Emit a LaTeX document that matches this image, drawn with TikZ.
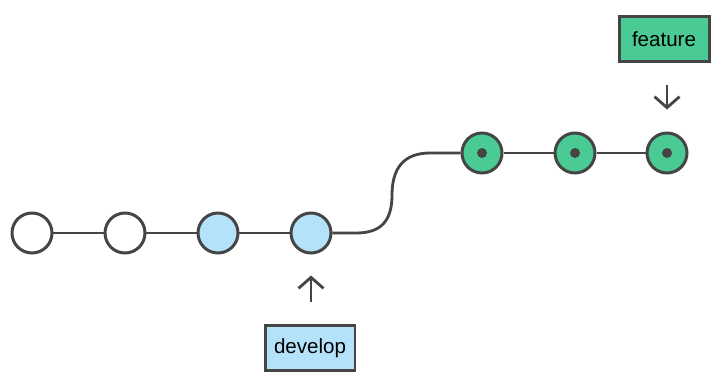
^^^^
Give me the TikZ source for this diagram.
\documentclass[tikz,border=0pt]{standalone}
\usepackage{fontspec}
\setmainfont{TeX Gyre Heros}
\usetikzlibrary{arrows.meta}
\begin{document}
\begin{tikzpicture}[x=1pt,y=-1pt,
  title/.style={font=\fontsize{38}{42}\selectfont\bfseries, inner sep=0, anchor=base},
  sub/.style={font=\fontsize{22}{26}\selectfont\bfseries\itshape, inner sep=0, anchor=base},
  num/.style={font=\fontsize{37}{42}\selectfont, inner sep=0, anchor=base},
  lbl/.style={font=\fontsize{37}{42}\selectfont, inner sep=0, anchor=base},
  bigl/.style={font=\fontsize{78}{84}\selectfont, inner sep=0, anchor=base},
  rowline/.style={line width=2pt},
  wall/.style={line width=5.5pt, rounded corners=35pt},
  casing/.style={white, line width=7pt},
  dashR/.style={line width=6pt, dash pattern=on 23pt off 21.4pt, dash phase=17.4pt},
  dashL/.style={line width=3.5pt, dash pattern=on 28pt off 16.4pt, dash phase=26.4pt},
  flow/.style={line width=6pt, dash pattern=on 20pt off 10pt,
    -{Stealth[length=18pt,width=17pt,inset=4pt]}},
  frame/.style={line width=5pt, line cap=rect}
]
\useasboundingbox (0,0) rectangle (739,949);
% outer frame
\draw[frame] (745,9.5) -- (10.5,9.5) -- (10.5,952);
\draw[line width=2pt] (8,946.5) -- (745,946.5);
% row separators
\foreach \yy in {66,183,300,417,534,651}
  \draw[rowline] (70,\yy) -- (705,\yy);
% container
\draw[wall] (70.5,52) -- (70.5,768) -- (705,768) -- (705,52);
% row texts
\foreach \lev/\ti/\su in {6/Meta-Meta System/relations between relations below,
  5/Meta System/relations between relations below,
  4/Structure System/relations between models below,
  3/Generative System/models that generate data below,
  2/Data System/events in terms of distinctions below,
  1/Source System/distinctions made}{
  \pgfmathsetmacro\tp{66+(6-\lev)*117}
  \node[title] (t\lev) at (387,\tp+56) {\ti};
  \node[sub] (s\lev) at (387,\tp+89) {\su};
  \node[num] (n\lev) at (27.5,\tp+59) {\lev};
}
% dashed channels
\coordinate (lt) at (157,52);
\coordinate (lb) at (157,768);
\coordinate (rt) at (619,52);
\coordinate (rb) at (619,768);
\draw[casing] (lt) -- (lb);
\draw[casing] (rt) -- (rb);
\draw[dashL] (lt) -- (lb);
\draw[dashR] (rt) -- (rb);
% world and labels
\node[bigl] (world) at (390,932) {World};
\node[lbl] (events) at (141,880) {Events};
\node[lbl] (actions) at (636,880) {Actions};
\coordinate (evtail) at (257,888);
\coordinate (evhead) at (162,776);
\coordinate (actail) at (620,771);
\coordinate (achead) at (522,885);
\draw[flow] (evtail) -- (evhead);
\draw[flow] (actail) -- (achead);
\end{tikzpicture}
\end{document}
^^^^
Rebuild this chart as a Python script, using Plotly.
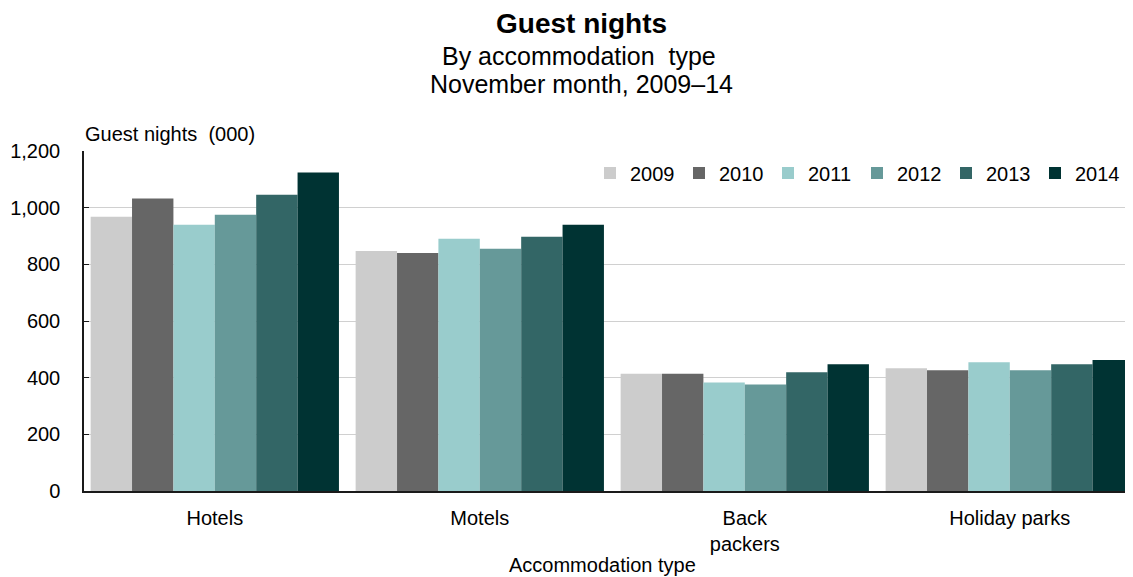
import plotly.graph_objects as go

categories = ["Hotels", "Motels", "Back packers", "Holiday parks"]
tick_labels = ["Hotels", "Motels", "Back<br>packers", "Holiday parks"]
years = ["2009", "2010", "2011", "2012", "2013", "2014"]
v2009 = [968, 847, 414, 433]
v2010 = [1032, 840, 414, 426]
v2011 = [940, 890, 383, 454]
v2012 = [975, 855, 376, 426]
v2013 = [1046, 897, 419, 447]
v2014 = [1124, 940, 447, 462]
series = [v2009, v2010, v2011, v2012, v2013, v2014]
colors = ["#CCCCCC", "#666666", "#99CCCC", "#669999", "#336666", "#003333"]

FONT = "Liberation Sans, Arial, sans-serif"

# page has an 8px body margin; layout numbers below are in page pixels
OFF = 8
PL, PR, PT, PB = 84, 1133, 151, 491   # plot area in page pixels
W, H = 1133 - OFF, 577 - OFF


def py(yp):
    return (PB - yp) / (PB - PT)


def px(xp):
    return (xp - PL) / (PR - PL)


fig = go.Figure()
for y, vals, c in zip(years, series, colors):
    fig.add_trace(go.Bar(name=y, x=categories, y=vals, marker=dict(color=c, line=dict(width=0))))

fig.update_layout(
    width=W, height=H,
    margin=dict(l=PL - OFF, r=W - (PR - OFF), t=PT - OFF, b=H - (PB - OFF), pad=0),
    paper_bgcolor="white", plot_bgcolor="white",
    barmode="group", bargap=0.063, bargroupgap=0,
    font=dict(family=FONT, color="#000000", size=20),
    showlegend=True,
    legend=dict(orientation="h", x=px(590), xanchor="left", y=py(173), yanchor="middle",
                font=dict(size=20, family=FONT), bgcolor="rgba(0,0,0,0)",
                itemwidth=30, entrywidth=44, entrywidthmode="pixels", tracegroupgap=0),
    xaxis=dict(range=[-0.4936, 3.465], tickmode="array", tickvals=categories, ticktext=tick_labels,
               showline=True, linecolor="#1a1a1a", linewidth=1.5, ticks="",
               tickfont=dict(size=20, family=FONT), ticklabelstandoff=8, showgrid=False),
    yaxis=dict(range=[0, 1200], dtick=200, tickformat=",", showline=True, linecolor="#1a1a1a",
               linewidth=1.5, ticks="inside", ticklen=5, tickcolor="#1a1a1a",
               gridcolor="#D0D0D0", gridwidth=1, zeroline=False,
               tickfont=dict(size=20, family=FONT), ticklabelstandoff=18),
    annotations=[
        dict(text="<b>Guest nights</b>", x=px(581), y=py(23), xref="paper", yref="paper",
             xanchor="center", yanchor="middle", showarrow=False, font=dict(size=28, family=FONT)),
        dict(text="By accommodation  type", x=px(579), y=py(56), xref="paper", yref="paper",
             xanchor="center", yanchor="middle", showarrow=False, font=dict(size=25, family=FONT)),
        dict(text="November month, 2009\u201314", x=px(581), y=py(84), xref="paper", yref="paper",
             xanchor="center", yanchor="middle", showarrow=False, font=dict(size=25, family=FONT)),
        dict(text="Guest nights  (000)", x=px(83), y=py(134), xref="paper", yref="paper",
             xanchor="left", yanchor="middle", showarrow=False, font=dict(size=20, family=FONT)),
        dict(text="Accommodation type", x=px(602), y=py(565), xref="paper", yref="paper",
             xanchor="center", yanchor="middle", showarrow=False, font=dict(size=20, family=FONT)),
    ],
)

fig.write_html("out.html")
^^^^
- **WHAT YOU WILL DO**
Set down, without pictures, the lines between the line holding "Rebuild this chart" and the line holding "return (xp - PL) / (PR - PL)", both inclusive.

- **SOLUTION TO THE PROBLEM**
Rebuild this chart as a Python script, using Plotly.
import plotly.graph_objects as go

categories = ["Hotels", "Motels", "Back packers", "Holiday parks"]
tick_labels = ["Hotels", "Motels", "Back<br>packers", "Holiday parks"]
years = ["2009", "2010", "2011", "2012", "2013", "2014"]
v2009 = [968, 847, 414, 433]
v2010 = [1032, 840, 414, 426]
v2011 = [940, 890, 383, 454]
v2012 = [975, 855, 376, 426]
v2013 = [1046, 897, 419, 447]
v2014 = [1124, 940, 447, 462]
series = [v2009, v2010, v2011, v2012, v2013, v2014]
colors = ["#CCCCCC", "#666666", "#99CCCC", "#669999", "#336666", "#003333"]

FONT = "Liberation Sans, Arial, sans-serif"

# page has an 8px body margin; layout numbers below are in page pixels
OFF = 8
PL, PR, PT, PB = 84, 1133, 151, 491   # plot area in page pixels
W, H = 1133 - OFF, 577 - OFF


def py(yp):
    return (PB - yp) / (PB - PT)


def px(xp):
    return (xp - PL) / (PR - PL)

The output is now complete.